Miami made Edinson Volquez its most significant free-agent addition, signing him to a two-year, $22-million contract after spending the past two seasons with the Royals. Left-hander Jeff Locke, formerly with the Pirates, signed a one-year deal. And the Marlins acquired right-hander Dan Straily in a trade with the Reds for prospects Luis Castillo, Austin Brice and Isaiah White.
The Marlins made an aggressive push for free-agent closers Albertin Chapman and Kenley Jansen earlier in the offseason. When they were unable to land either, they redirected their focus to sign submarine right-hander Brad Ziegler and setup righty Junichi Tazawa.
The common bond between all of the new pitchers is that they've been durable and dependable.

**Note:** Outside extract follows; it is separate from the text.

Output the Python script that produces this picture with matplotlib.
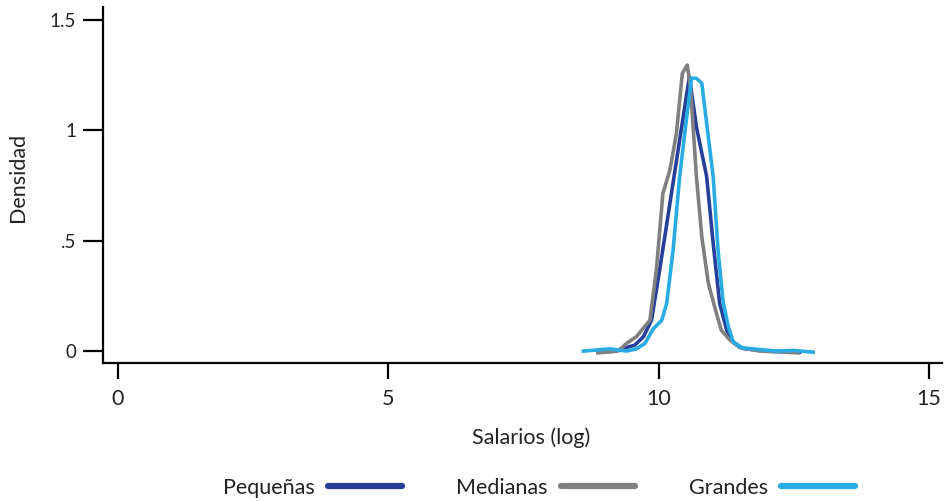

The challenge for manager Don Mattingly, pitching coach Juan Nieves and vice president of pitching development Jim Benedict is figuring out how to get the most out of the rotation and a loaded bullpen, which has more depth than the organization may have ever enjoyed.
"It may not be your traditional look," president of baseball operations Michael Hill said, "that your starter goes seven innings, and then he hands it to a setup man in the eighth, and the closer comes in the ninth. There may be situations where the starter is out in the fourth or the fifth, and a bridge guy takes you to the sixth, and then you've got a setup man in the seventh and the eighth and a closer in the ninth."
The Marlins will rely heavily on analytics when it comes to how to best use their pitchers. Their bullpen is very deep, and it features All-Star closer A.J. Ramos, hard-throwing Kyle Barraclough and versatile David Phelps to go with the new additions.
Miami is aware its bullpen can't log substantial innings every night, but the team has an abundance of depth, including several relievers with big league experience who may wind up opening the year at Triple-A New Orleans.
"When you look at how we've put the pitching staff together," Hill said, "we've talked with Donnie and Juan on how we anticipate using those pieces."